Il a fallu attendre que ce scandale éclate, grâce à la dénonciation et aux actions juridiques engagées par des associations comme l'Association des victimes de l'amiante, l'Andeva, pour qu'enfin, en conformité avec les recommandations du Bureau International du Travail, le gouvernement Juppé promulgue l'interdiction totale de l'utilisation de l'amiante.
Restait le problème de l'indemnisation des dizaines de milliers de victimes, des salariés pour une grande part, et celui des poursuites engagées ou à venir contre les coupables de cette contamination de masse.
Les employeurs non seulement protégés par le gouvernement...

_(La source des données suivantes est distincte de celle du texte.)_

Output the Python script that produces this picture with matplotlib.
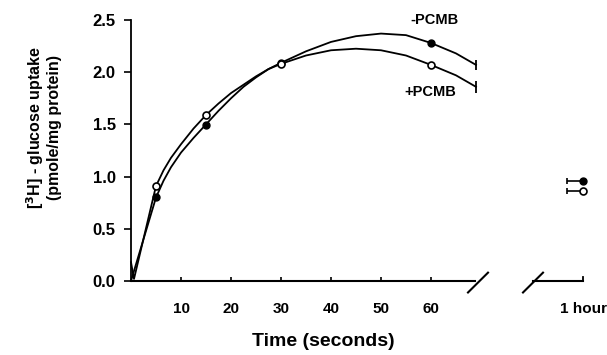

Comme souvent, il est revenu à la gauche, de retour au gouvernement en 1997, d'effectuer "le sale boulot", celui d'assurer la protection des employeurs face aux dangers que cette situation créait. Car l'émotion était forte. Un peu partout, on voyait des militants, des travailleurs, dans les entreprises et les régions créer des comités locaux de défense, entamant des actions, y compris judiciaires, contre des employeurs qui avaient délibérément mis en danger la vie de leurs salariés.

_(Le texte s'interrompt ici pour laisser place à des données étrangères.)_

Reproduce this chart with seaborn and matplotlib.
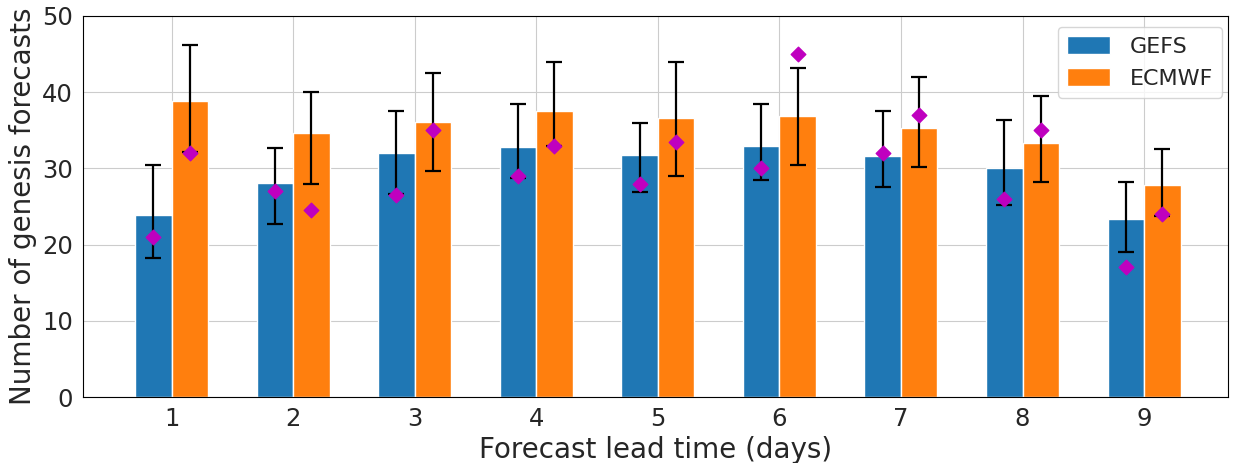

Le gouvernement créa donc un fonds d'indemnisation des victimes, qui certes a apporté une compensation très partielle à certaines victimes, mais dont la finalité était d'abord de protéger les employeurs coupables, non seulement de toute poursuite mais également de toute contribution financière en rapport avec le préjudice dont ils étaient responsables. Ce fonds, mutualisé au niveau du pays, permettait de protéger les employeurs des procès en responsabilité, qui commençaient à se multiplier et qui pouvaient aboutir à des indemnisations autrement plus importantes, un peu comme cela s'est passé dans d'autres pays.

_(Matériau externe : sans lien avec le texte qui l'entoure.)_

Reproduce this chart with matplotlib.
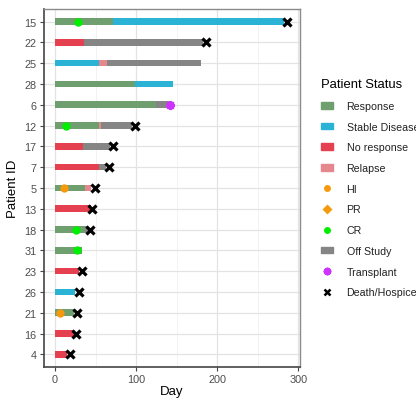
import matplotlib
matplotlib.use("Agg")
import matplotlib.pyplot as plt
from matplotlib.patches import Patch
from matplotlib.lines import Line2D
from matplotlib.ticker import MultipleLocator

plt.rcParams['font.family'] = ['Liberation Sans', 'DejaVu Sans']

# ---- data ----
patients = ["4", "16", "21", "26", "23", "31", "18", "13", "5", "7", "17", "12", "6", "28", "25", "22", "15"]

seg_patient = ["15", "15", "22", "22", "25", "25", "25", "28", "28", "6", "6",
               "12", "12", "12", "17", "17", "7", "7", "5", "5", "13",
               "18", "18", "31", "23", "26", "21", "16", "4"]
seg_start = [0, 71, 0, 36, 0, 54, 64, 0, 99, 0, 125,
             0, 54, 57, 0, 35, 0, 54, 0, 37, 0,
             0, 37, 0, 0, 0, 0, 0, 0]
seg_end = [71, 282, 36, 183, 54, 64, 180, 99, 146, 125, 140,
           54, 57, 95, 35, 68, 54, 63, 37, 44, 44,
           37, 41, 33, 29, 25, 24, 24, 15]
seg_status = ["Response", "Stable Disease", "No response", "Off Study",
              "Stable Disease", "Relapse", "Off Study", "Response", "Stable Disease",
              "Response", "Off Study", "Response", "Relapse", "Off Study",
              "No response", "Off Study", "No response", "Off Study",
              "Response", "Relapse", "No response", "Response", "Off Study",
              "Response", "No response", "Stable Disease", "Response",
              "No response", "No response"]

hi_patient = ["5", "21"]
hi_day = [11, 6]
pr_patient = []
pr_day = []
cr_patient = ["15", "12", "18", "31"]
cr_day = [28, 14, 26, 27]
transplant_patient = ["6"]
transplant_day = [142]
death_patient = ["15", "22", "12", "17", "7", "5", "13", "18", "23", "26", "21", "16", "4"]
death_day = [286, 186, 98, 72, 66, 49, 46, 43, 33, 29, 27, 26, 18]

status_colors = {
    "Response": "#6f9e6f",
    "Stable Disease": "#2bb3d6",
    "No response": "#e5404f",
    "Relapse": "#e6878d",
    "Off Study": "#858585",
}

# ---- plot ----
fig = plt.figure(figsize=(4.16, 4.02), dpi=100)
ax = fig.add_axes([0.105, 0.085, 0.616, 0.89])

ypos = {p: i + 1 for i, p in enumerate(patients)}

for p, s, e, st in zip(seg_patient, seg_start, seg_end, seg_status):
    ax.barh(ypos[p], e - s, left=s, height=0.32, color=status_colors[st],
            linewidth=0, zorder=3)

ax.plot(hi_day, [ypos[p] for p in hi_patient], "o", color="#f59a0c", ms=6,
        mec="none", zorder=4)
if pr_day:
    ax.plot(pr_day, [ypos[p] for p in pr_patient], "D", color="#f59a0c", ms=5,
            mec="none", zorder=4)
ax.plot(cr_day, [ypos[p] for p in cr_patient], "o", color="#00ee00", ms=6,
        mec="none", zorder=4)
ax.plot(transplant_day, [ypos[p] for p in transplant_patient], marker=(8, 2, 0),
        ls="none", color="#cc33ff", ms=6.5, mew=1.6, zorder=4)
ax.plot(death_day, [ypos[p] for p in death_patient], "x", color="black", ms=6,
        mew=2.3, zorder=5)

ax.set_xlim(-14, 302)
ax.set_ylim(0.4, 17.6)
ax.set_yticks(range(1, len(patients) + 1))
ax.set_yticklabels(patients)
ax.xaxis.set_major_locator(MultipleLocator(100))
ax.xaxis.set_minor_locator(MultipleLocator(50))

ax.grid(True, which="major", color="#e3e3e3", lw=0.9, zorder=0)
ax.grid(True, which="minor", axis="x", color="#f0f0f0", lw=0.6, zorder=0)
ax.set_axisbelow(True)
for side in ["top", "right"]:
    ax.spines[side].set_color("#8a8a8a")
    ax.spines[side].set_linewidth(1.0)
for side in ["left", "bottom"]:
    ax.spines[side].set_color("#444444")
    ax.spines[side].set_linewidth(1.2)

ax.tick_params(axis="both", which="major", labelsize=7.8, labelcolor="#4d4d4d",
               color="#444444", length=3, width=0.8, pad=2)
ax.tick_params(axis="x", which="minor", length=0)
ax.set_xlabel("Day", fontsize=9.5, color="black", labelpad=1)
ax.set_ylabel("Patient ID", fontsize=9.5, color="black", labelpad=4)

handles = [
    Patch(color=status_colors["Response"], label="Response"),
    Patch(color=status_colors["Stable Disease"], label="Stable Disease"),
    Patch(color=status_colors["No response"], label="No response"),
    Patch(color=status_colors["Relapse"], label="Relapse"),
    Line2D([], [], ls="none", marker="o", color="#f59a0c", ms=5, mec="none", label="HI"),
    Line2D([], [], ls="none", marker="D", color="#f59a0c", ms=5, mec="none", label="PR"),
    Line2D([], [], ls="none", marker="o", color="#00ee00", ms=5, mec="none", label="CR"),
    Patch(color=status_colors["Off Study"], label="Off Study"),
    Line2D([], [], ls="none", marker=(8, 2, 0), color="#cc33ff", ms=5.5, mew=1.4, label="Transplant"),
    Line2D([], [], ls="none", marker="x", color="black", ms=5, mew=1.8, label="Death/Hospice"),
]
leg = fig.legend(handles=handles, title="Patient Status", loc="upper left",
                 bbox_to_anchor=(0.743, 0.832), frameon=False, fontsize=7.7,
                 title_fontsize=9.4, handlelength=1.1, handleheight=0.6,
                 labelspacing=1.0, handletextpad=1.3, alignment="left",
                 borderpad=0.6)
for t in leg.get_texts():
    t.set_color("#222222")

fig.savefig("out.png", dpi=100)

En 2000, le gouvernement Jospin a fait un pas de plus en mettant au point une loi qui exemptait les notables et les industriels, quoi qu'ils aient fait, de toute poursuite, du moment que leurs actions, même criminelles, ne comportaient pas le "but intentionnel" de porter atteinte aux victimes.
C'est en s'appuyant sur cette loi que la cour d'appel de Douai a rejeté la plainte déposée par les veuves des travailleurs de Dunkerque.
...mais indemnisés pour licencier leur personnel
Parmi les dispositions prises dans la dernière période, l'une a permis aux salariés déclarés victimes de contamination par l'amiante au travail de partir de façon anticipée en préretraite, en fonction du nombre d'années où ils ont subi cette contamination.
C'était la moindre des choses. Mais ce système a servi à protéger les caisses des patrons coupables. En effet, les patrons qui reconnaissent avoir fait subir à leurs salariés une contamination par l'amiante n'ont rien à payer pour le financement de la préretraite à laquelle ont droit leurs salariés, alors que pour une préretraite normale ils doivent au moins contribuer partiellement au niveau financier. Dans ce cas, ils ne doivent rien du tout! Inutile de dire que nombre d'employeurs, et parmi les plus grands, ont largement utilisé ce moyen, sans aucun complexe, du moment que cela ne leur coûtait rien.
Le scandale des morts de l'amiante se traduit d'une part par l'immunité des patrons responsables, d'autre part par une exonération des indemnisations en faveur des malades et des morts qu'ils ont provoqués.